◆ Work required
For the records below, give the count of lines holding the word "script" and nothing more.

— begin Record excerpts —

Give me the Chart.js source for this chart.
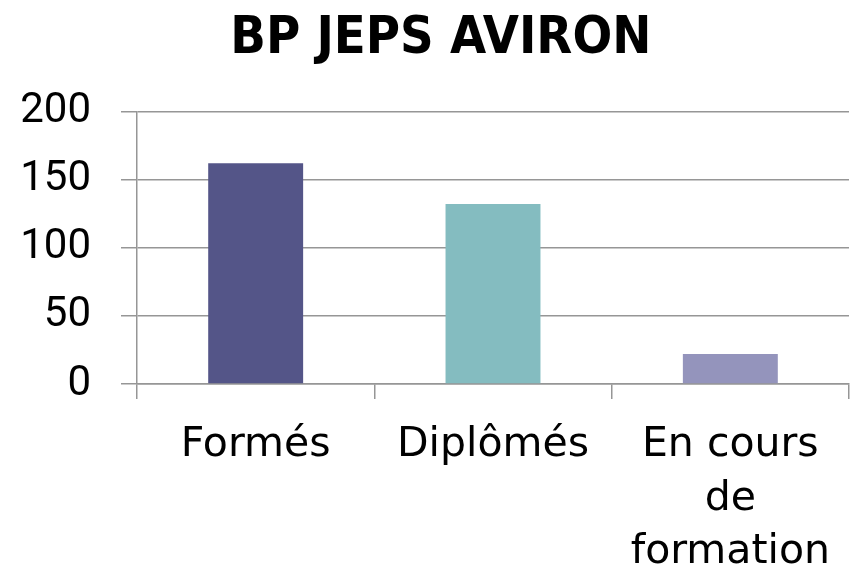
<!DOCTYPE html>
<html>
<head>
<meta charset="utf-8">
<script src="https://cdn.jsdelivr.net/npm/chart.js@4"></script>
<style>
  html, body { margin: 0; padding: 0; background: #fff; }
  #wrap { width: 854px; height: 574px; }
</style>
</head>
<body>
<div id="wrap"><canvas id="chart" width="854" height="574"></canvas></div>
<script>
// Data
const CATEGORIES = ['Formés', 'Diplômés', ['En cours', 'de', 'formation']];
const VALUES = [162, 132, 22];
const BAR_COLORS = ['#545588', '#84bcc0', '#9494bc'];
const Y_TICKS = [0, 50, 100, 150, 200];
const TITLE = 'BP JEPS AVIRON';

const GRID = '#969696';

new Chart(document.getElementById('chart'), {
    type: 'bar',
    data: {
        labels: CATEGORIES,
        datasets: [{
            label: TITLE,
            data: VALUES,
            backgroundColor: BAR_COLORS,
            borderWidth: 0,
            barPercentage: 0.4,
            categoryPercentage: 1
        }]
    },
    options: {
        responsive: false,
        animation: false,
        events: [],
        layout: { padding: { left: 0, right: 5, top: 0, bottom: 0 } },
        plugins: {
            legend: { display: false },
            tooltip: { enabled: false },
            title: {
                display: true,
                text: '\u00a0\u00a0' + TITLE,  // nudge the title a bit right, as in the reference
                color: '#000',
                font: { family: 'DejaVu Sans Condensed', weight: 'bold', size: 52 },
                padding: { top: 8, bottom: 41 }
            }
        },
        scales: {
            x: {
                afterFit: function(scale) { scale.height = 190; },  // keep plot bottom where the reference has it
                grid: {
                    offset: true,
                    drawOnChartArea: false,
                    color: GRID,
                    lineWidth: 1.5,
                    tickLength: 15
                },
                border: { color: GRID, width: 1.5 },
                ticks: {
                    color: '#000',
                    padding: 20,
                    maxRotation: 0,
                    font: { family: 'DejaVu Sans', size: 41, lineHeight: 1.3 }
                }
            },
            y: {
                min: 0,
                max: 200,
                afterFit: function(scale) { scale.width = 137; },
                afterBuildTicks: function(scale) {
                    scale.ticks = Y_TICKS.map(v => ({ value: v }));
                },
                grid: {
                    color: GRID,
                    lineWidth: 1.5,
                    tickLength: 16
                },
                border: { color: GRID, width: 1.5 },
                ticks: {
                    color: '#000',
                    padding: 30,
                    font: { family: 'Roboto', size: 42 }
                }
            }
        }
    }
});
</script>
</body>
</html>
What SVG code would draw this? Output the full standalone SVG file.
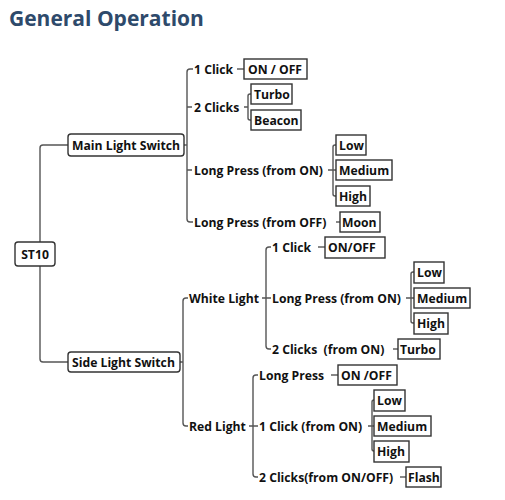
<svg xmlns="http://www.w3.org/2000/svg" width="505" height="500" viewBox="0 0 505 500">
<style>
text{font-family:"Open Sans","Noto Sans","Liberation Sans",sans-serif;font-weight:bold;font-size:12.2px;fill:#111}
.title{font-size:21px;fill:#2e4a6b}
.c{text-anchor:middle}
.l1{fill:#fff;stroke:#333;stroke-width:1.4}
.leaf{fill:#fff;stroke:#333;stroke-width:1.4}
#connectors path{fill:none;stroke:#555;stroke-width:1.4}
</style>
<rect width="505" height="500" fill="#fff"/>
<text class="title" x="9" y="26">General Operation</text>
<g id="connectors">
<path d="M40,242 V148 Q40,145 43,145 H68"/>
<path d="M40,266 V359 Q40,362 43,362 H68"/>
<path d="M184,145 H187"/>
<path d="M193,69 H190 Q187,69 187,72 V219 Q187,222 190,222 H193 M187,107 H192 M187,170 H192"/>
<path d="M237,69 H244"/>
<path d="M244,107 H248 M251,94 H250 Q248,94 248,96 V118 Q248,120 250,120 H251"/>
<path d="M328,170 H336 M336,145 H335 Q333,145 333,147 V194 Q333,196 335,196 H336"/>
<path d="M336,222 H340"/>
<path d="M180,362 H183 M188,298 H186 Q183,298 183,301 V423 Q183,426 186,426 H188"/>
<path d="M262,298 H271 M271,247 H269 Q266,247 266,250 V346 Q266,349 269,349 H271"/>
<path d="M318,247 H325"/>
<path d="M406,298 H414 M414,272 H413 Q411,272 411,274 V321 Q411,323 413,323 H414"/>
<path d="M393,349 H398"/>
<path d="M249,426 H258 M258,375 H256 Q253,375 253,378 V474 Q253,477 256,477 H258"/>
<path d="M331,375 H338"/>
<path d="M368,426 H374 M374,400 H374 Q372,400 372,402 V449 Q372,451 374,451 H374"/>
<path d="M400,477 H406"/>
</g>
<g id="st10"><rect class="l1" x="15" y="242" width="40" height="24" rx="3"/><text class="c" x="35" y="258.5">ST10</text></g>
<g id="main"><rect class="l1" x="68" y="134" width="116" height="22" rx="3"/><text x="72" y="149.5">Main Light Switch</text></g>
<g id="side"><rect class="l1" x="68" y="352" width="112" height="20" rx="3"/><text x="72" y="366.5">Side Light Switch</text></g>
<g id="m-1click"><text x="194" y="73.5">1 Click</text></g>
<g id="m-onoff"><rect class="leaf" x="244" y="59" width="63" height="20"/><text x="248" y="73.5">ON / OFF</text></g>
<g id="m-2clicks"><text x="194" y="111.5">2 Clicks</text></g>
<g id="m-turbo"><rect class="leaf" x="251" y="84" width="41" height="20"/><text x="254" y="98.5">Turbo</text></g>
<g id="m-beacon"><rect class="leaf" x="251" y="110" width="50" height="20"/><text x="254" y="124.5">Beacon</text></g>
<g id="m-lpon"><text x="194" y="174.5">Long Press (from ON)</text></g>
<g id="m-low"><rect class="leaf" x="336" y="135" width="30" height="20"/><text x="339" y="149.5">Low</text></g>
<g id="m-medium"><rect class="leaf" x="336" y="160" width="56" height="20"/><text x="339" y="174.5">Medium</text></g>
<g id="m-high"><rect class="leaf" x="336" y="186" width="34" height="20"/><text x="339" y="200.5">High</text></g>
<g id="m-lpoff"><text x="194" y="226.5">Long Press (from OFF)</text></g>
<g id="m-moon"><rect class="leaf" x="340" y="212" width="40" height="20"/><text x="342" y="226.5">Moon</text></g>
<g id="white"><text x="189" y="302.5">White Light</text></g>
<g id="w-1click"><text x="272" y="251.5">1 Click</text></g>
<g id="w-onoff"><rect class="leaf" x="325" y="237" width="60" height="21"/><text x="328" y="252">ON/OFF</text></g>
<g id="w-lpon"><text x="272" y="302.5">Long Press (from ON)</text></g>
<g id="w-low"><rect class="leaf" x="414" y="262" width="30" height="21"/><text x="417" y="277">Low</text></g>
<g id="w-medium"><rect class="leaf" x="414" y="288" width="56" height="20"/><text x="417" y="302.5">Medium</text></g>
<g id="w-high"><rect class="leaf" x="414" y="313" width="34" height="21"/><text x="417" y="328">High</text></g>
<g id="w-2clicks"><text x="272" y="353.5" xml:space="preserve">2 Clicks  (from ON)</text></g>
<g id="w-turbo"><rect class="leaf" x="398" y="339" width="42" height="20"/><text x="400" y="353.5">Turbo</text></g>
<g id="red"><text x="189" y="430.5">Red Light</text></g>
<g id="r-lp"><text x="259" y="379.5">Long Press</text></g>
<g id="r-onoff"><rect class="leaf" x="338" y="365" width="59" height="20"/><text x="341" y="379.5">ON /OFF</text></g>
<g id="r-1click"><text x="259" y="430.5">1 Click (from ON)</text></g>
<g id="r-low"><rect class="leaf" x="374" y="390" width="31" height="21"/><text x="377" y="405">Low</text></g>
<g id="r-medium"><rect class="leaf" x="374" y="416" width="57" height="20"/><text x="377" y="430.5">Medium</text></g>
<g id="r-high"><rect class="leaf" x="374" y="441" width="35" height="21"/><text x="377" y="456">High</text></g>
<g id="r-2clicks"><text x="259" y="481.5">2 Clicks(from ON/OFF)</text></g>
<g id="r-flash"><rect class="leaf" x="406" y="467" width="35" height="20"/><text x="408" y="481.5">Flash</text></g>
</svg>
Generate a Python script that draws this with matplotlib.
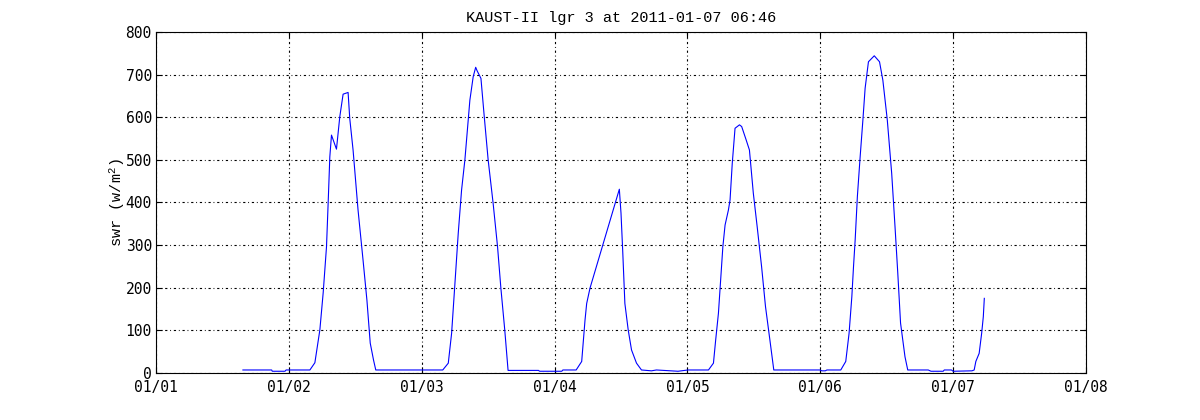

— end Record excerpts —

◆ Result for this exercise
4